## Given request
Copy the data precisely, character for character, and leave out every picture.

## Stored data
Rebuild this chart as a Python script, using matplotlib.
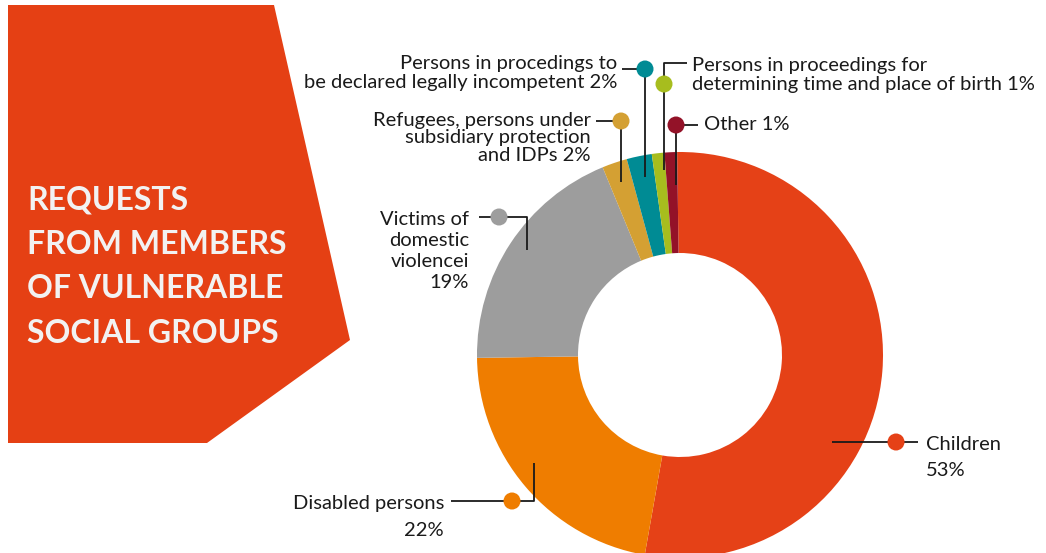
import matplotlib
matplotlib.use("Agg")
import matplotlib.pyplot as plt
from matplotlib.patches import Polygon, Circle

# dữ liệu
categories = ["Children", "Disabled persons", "Victims of domestic violencei",
              "Refugees, persons under subsidiary protection and IDPs",
              "Persons in procedings to be declared legally incompetent",
              "Persons in proceedings for determining time and place of birth",
              "Other"]
shares = [53, 22, 19, 2, 2, 1, 1]
colors = ["#E54117", "#EF7D00", "#9D9D9D", "#D4A033", "#008B94", "#A7BD1E", "#931228"]
title_lines = ["REQUESTS", "FROM MEMBERS", "OF VULNERABLE", "SOCIAL GROUPS"]

W, H = 1046, 553
fig = plt.figure(figsize=(W / 100, H / 100), dpi=100)
ax = fig.add_axes([0, 0, 1, 1])
plt.rcParams['font.family'] = ['Lato', 'DejaVu Sans']

# khối tiêu đề bên trái
ax.add_patch(Polygon([(8, 5), (274, 5), (350, 340), (207, 443), (8, 443)],
                     closed=True, color="#E54014", lw=0))
for i, t in enumerate(title_lines):
    ax.text(27, 200 + i * 44.5, t, color="#F2F2F2", fontsize=23, fontweight="bold",
            ha="left", va="center")

# donut: trục y đảo ngược nên counterclock=True và startangle âm
ax.pie(shares, colors=colors, center=(680, 355), radius=203, startangle=-90.8,
       counterclock=True, wedgeprops=dict(width=101, linewidth=0))

# đường dẫn + chấm tròn
lw = 1.3
def leader(pts, dot, col):
    xs, ys = zip(*pts)
    ax.plot(xs, ys, color="#1a1a1a", lw=lw, zorder=5, solid_capstyle="butt")
    ax.add_patch(Circle(dot, 8.5, color=col, zorder=6, lw=0))

# Children
leader([(832, 442), (918, 442)], (896, 442), colors[0])
# Disabled
leader([(451, 501), (534, 501), (534, 463)], (512, 501), colors[1])
# Victims
leader([(479, 217), (527, 217), (527, 250)], (499, 217), colors[2])
# Refugees
leader([(596, 121), (621, 121), (621, 182)], (621, 121), colors[3])
# legally incompetent
leader([(622, 69), (645, 69), (645, 177)], (645, 69), colors[4])
# birth
leader([(687, 63), (664, 63), (664, 170)], (664, 84), colors[5])
# Other
leader([(676, 185), (676, 125), (698, 125)], (676, 125), colors[6])

fs = 14.5
tc = "#1a1a1a"
ax.text(926, 444, "Children", fontsize=fs, color=tc, ha="left", va="center")
ax.text(926, 470, f"{shares[0]}%", fontsize=fs, color=tc, ha="left", va="center")
ax.text(444, 503, "Disabled persons", fontsize=fs, color=tc, ha="right", va="center")
ax.text(444, 530, f"{shares[1]}%", fontsize=fs, color=tc, ha="right", va="center")
ax.text(469, 251, f"Victims of\ndomestic\nviolencei\n{shares[2]}%", fontsize=fs, color=tc,
        ha="right", va="center", multialignment="right", linespacing=1.29)
ax.text(591, 138, f"Refugees, persons under\nsubsidiary protection\nand IDPs {shares[3]}%",
        fontsize=fs, color=tc, ha="right", va="center", multialignment="right", linespacing=1.02)
ax.text(617, 73, f"Persons in procedings to\nbe declared legally incompetent {shares[4]}%",
        fontsize=fs, color=tc, ha="right", va="center", multialignment="right", linespacing=1.09)
ax.text(692, 75, f"Persons in proceedings for\ndetermining time and place of birth {shares[5]}%",
        fontsize=fs, color=tc, ha="left", va="center", multialignment="left", linespacing=1.09)
ax.text(704, 125, f"Other {shares[6]}%", fontsize=fs, color=tc, ha="left", va="center")

ax.set_xlim(0, W)
ax.set_ylim(H, 0)
ax.set_aspect("equal")
ax.axis("off")
fig.savefig("out.png", dpi=100, facecolor="white")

## Solution for this problem
Rebuild this chart as a Python script, using matplotlib.
import matplotlib
matplotlib.use("Agg")
import matplotlib.pyplot as plt
from matplotlib.patches import Polygon, Circle

# dữ liệu
categories = ["Children", "Disabled persons", "Victims of domestic violencei",
              "Refugees, persons under subsidiary protection and IDPs",
              "Persons in procedings to be declared legally incompetent",
              "Persons in proceedings for determining time and place of birth",
              "Other"]
shares = [53, 22, 19, 2, 2, 1, 1]
colors = ["#E54117", "#EF7D00", "#9D9D9D", "#D4A033", "#008B94", "#A7BD1E", "#931228"]
title_lines = ["REQUESTS", "FROM MEMBERS", "OF VULNERABLE", "SOCIAL GROUPS"]

W, H = 1046, 553
fig = plt.figure(figsize=(W / 100, H / 100), dpi=100)
ax = fig.add_axes([0, 0, 1, 1])
plt.rcParams['font.family'] = ['Lato', 'DejaVu Sans']

# khối tiêu đề bên trái
ax.add_patch(Polygon([(8, 5), (274, 5), (350, 340), (207, 443), (8, 443)],
                     closed=True, color="#E54014", lw=0))
for i, t in enumerate(title_lines):
    ax.text(27, 200 + i * 44.5, t, color="#F2F2F2", fontsize=23, fontweight="bold",
            ha="left", va="center")

# donut: trục y đảo ngược nên counterclock=True và startangle âm
ax.pie(shares, colors=colors, center=(680, 355), radius=203, startangle=-90.8,
       counterclock=True, wedgeprops=dict(width=101, linewidth=0))

# đường dẫn + chấm tròn
lw = 1.3
def leader(pts, dot, col):
    xs, ys = zip(*pts)
    ax.plot(xs, ys, color="#1a1a1a", lw=lw, zorder=5, solid_capstyle="butt")
    ax.add_patch(Circle(dot, 8.5, color=col, zorder=6, lw=0))

# Children
leader([(832, 442), (918, 442)], (896, 442), colors[0])
# Disabled
leader([(451, 501), (534, 501), (534, 463)], (512, 501), colors[1])
# Victims
leader([(479, 217), (527, 217), (527, 250)], (499, 217), colors[2])
# Refugees
leader([(596, 121), (621, 121), (621, 182)], (621, 121), colors[3])
# legally incompetent
leader([(622, 69), (645, 69), (645, 177)], (645, 69), colors[4])
# birth
leader([(687, 63), (664, 63), (664, 170)], (664, 84), colors[5])
# Other
leader([(676, 185), (676, 125), (698, 125)], (676, 125), colors[6])

fs = 14.5
tc = "#1a1a1a"
ax.text(926, 444, "Children", fontsize=fs, color=tc, ha="left", va="center")
ax.text(926, 470, f"{shares[0]}%", fontsize=fs, color=tc, ha="left", va="center")
ax.text(444, 503, "Disabled persons", fontsize=fs, color=tc, ha="right", va="center")
ax.text(444, 530, f"{shares[1]}%", fontsize=fs, color=tc, ha="right", va="center")
ax.text(469, 251, f"Victims of\ndomestic\nviolencei\n{shares[2]}%", fontsize=fs, color=tc,
        ha="right", va="center", multialignment="right", linespacing=1.29)
ax.text(591, 138, f"Refugees, persons under\nsubsidiary protection\nand IDPs {shares[3]}%",
        fontsize=fs, color=tc, ha="right", va="center", multialignment="right", linespacing=1.02)
ax.text(617, 73, f"Persons in procedings to\nbe declared legally incompetent {shares[4]}%",
        fontsize=fs, color=tc, ha="right", va="center", multialignment="right", linespacing=1.09)
ax.text(692, 75, f"Persons in proceedings for\ndetermining time and place of birth {shares[5]}%",
        fontsize=fs, color=tc, ha="left", va="center", multialignment="left", linespacing=1.09)
ax.text(704, 125, f"Other {shares[6]}%", fontsize=fs, color=tc, ha="left", va="center")

ax.set_xlim(0, W)
ax.set_ylim(H, 0)
ax.set_aspect("equal")
ax.axis("off")
fig.savefig("out.png", dpi=100, facecolor="white")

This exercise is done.